Menurut pengakuan Ketua RW, praktik meminta THR kepada perusahaan sudah berlangsung selama beberapa tahun. Hal ini menimbulkan pertanyaan apakah tradisi ini masih relevan atau justru bertentangan dengan aturan hukum yang berlaku. Sejumlah pihak menilai bahwa meskipun tujuannya adalah untuk mendukung kegiatan masyarakat, meminta dana secara kolektif tanpa persetujuan resmi dari otoritas terkait dapat dikategorikan sebagai penyalahgunaan wewenang.
Ahli hukum dari Universitas Indonesia, Dr. Bambang Santoso, menjelaskan bahwa dalam hukum pidana, suatu tindakan bisa dianggap sebagai pemerasan jika ada unsur paksaan yang membuat pihak yang diminta merasa terpaksa untuk memberikan sesuatu. Dalam kasus ini, karena tidak ada indikasi paksaan, maka tidak dapat dikategorikan sebagai tindak pidana.
Dampak Sosial dan Ekonomi
Kasus ini juga berdampak pada hubungan antara masyarakat dan perusahaan yang beroperasi di Jembatan Lima. Beberapa pengusaha merasa keberatan dengan permintaan THR tersebut karena tidak ada dasar hukum yang mengharuskan mereka memberikan kontribusi finansial kepada RW. Namun, ada juga perusahaan yang secara sukarela memberikan dana untuk mendukung kegiatan sosial di lingkungan mereka.
Beberapa warga setempat menyatakan bahwa dana yang dikumpulkan dari perusahaan selama ini telah digunakan untuk berbagai kegiatan positif seperti santunan anak yatim, perbaikan infrastruktur kecil di lingkungan RW, serta kegiatan sosial lainnya. Namun, mereka juga menyadari bahwa metode penggalangan dana harus dilakukan dengan cara yang lebih transparan dan sesuai dengan aturan.
Pelajaran dari Kasus Ini
Kasus permintaan THR oleh Ketua RW Jembatan Lima menjadi pelajaran penting bagi pemerintah daerah dan masyarakat mengenai pentingnya transparansi dan akuntabilitas dalam pengelolaan dana sosial. Pemerintah setempat dapat mempertimbangkan untuk membuat regulasi yang lebih jelas mengenai penggalangan dana oleh komunitas agar tidak menimbulkan kontroversi di kemudian hari.
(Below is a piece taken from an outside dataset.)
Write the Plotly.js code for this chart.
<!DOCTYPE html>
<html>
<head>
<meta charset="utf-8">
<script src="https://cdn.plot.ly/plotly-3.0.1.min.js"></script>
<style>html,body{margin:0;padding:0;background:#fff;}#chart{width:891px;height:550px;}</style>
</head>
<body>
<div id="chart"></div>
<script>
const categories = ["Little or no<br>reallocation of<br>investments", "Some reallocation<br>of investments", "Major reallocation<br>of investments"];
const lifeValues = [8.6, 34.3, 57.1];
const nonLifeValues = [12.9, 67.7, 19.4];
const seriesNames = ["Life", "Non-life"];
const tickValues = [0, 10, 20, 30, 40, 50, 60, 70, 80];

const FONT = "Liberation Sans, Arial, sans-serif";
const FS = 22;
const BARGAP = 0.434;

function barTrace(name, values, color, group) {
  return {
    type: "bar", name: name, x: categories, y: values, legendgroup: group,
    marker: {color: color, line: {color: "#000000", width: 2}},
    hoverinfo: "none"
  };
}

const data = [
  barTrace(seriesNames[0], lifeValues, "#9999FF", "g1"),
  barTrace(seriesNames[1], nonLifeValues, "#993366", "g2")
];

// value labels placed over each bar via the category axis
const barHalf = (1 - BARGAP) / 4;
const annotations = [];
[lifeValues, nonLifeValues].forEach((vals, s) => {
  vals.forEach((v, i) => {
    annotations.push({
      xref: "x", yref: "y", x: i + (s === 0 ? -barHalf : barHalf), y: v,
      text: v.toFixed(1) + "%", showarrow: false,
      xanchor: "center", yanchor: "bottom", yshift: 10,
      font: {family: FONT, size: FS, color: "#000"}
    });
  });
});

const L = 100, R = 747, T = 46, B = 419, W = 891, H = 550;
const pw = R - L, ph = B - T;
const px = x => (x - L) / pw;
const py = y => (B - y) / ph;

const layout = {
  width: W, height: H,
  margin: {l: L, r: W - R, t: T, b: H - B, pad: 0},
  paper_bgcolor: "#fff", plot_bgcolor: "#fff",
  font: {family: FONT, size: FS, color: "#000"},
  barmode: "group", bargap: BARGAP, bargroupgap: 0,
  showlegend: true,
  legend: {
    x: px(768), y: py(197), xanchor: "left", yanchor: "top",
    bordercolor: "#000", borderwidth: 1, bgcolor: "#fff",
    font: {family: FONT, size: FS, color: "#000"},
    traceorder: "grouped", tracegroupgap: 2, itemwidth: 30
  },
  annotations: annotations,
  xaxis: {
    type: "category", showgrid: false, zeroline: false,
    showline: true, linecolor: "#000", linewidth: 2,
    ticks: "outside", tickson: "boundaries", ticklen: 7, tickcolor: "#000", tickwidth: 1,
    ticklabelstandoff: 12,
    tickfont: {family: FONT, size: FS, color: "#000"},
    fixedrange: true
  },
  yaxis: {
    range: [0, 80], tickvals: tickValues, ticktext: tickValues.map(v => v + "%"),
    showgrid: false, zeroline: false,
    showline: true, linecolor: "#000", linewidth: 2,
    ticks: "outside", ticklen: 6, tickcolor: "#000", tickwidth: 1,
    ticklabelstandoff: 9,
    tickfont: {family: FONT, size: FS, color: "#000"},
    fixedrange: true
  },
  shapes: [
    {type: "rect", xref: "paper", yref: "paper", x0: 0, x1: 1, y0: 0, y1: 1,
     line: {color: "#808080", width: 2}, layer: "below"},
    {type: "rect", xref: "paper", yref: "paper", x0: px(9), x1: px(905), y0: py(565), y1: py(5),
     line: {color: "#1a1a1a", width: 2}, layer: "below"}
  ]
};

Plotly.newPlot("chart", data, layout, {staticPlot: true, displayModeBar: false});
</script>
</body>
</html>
Sebagai solusi, Ketua RW disarankan untuk berkoordinasi dengan kelurahan dan kecamatan sebelum mengajukan permintaan dana kepada pihak swasta. Alternatif lain adalah melalui program corporate social responsibility (CSR) yang lebih terorganisir sehingga tidak menimbulkan kesan pungutan wajib bagi perusahaan.
Kesimpulan
Permintaan THR oleh Ketua RW 02 Jembatan Lima telah menjadi perbincangan hangat di masyarakat. Meskipun niat awalnya adalah untuk mendukung kegiatan sosial, metode yang digunakan dianggap tidak sesuai dengan aturan yang berlaku. Permintaan maaf dan penarikan surat edaran menjadi langkah yang tepat untuk menghindari kesalahpahaman lebih lanjut.
Kasus ini menjadi pengingat bahwa setiap kebijakan atau permintaan yang melibatkan dana publik atau pihak swasta harus dilakukan secara transparan, akuntabel, dan sesuai dengan regulasi yang ada.